When is AS 4000 commonly used?
AS 4000 is a popular choice in small scale projects. This form of construction contract is often considered to be the one with the lowest risk for contractors (conversely, there is a relatively high risk profile for principals).
Elements of AS 4000
AS 4000 is unique, and is distinguished from other standard form contracts in a number of ways;
- There are no time bars
- Delays can be apportioned on account of contributing causes
- The Contractor is entitled to claim costs for latent conditions
- The parties agree to go through arbitration in the event of a dispute
- The Contractor is entitled to assume that the superintendent has approved an extension of time (EOT) if they do not respond within 28 days of receiving the request
No time bars
Usually, construction contracts impose that if circumstances change (for example, there is a discovery of latent conditions or there are delays), contractors are permitted to claim adjustments if they notify the Principal or make the claim within a prescribed time-frame. A time bar clause restrains a contractor from making claims outside of this prescribed time frame. AS 4000 effectively removes time bars, because it does not specify that a claim will be barred if notice or claim is not made within a certain time frame.
What should be considered: Time bars are considered to be an added level of security for principals. Removing time bars increases the risk of time delays and higher costs by placing more power in the hands of the Contractor. Effectively, without a time bar clause the Contractor’s entitlements will only be reduced to reflect the loss the Principal suffers because of the delay in notification.
Apportioning concurrent delays
Under other construction contracts, a Contractor is not entitled to claim an extension of time (EOT) where there is a concurrent non-qualifying cause of delay. Under AS 4000, a Contractor is permitted to apportion delays where only one is a qualifying cause of delay and the other is a non-qualifying cause of delay. A qualifying cause of delay is defined in AS 4000 to include any act, default or omission of the Superintendent, the Principal or other contractors, consultants and agents. Inclement weather and industrial conditions before the date of practical completion are also considered to be qualifying causes of delay.
What should be considered: Apportioning concurrent delays means that there will be more scope for the Contractor to claim an EOT – even if the delay is non-qualifying (ie not agreed upon previously). Subsequently, the project may face time delays.
Latent conditions relief
AS 4000 specifies that a contractor can claim costs due to a latent condition incurred within 28 days of notifying the superintendent of the issue.
What should be considered: If latent conditions arise, the Principal may be liable to pay costs associated with the delay and remedying the problem.

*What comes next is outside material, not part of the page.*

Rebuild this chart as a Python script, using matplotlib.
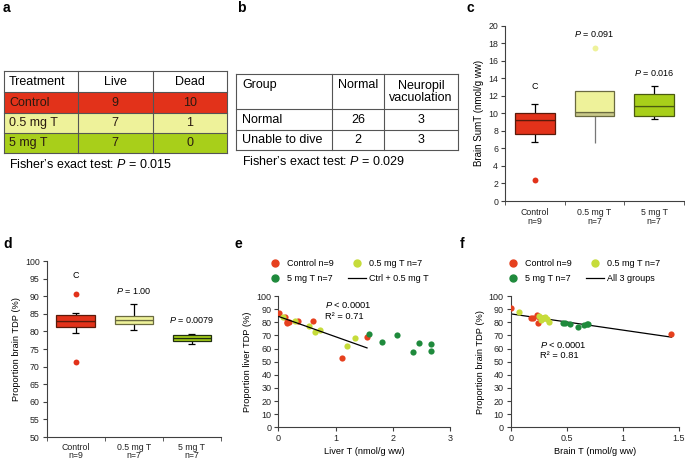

This includes the costs incurred by the Contractor while investigating how to deal with the latent condition.
It is possible that over the course of the project, a dispute will arise between the Principal and Contractor. AS 4000 specifies that in this instance, the parties undergo arbitration in an attempt to resolve the dispute.
What should be considered: This means that both parties will be unable to engage in other forms of dispute resolution such as mediation or expert determination (even if the Principal and the Contractor would prefer to undergo alternative processes due to specific benefits associated). Under arbitration, the parties will be bound by the decision of the arbitrator with little to no room to appeal unless there has been an error of law.
Under AS 4000, the Contractor is entitled to assume that the superintendent has approved an extension of time (EOT) if they do not respond within 28 days of receiving the request.
What should be considered: The Principal needs to make sure that the superintendent pays close attention to any communications they receive from the Contractor. If a request for extension “slips through the cracks” your project may face delays.
Can AS 4000 be amended?
Yes, AS 4000 can be amended. Most principals consider that AS 4000 favours the Contractor too heavily, and may subsequently seek to make amendments in an attempt to reduce the risk profile. There is no set list of amendments that either party can make, however the most common ones include;
- Imposing time bars: this can be put in place to ensure that a failure to give notice will bar the claim.
- Limiting the circumstances under which the Contractor can claim EOT or make adjustments: this can be put in place to ensure that there is reduced scope for additional costs or time delays.
- Removing deemed EOTs: this can be done to mitigate the risk of time delays if the superintendent does not respond within 28 days of receiving the EOT claim.
AS 4000 is a type of construction contract used for construction projects in Australia that is used ancillary to a more formal legal instrument or certain documentation. When using AS 4000, the Principal should be wary of the high risk profile the unamended form of the contract imposes on the Principal (ie, no time bars, apportionment of delays, costs for latent conditions, lack of dispute resolution choice and deemed EOT approval). Finally, risk to the Principal can be somewhat mitigated through amendments.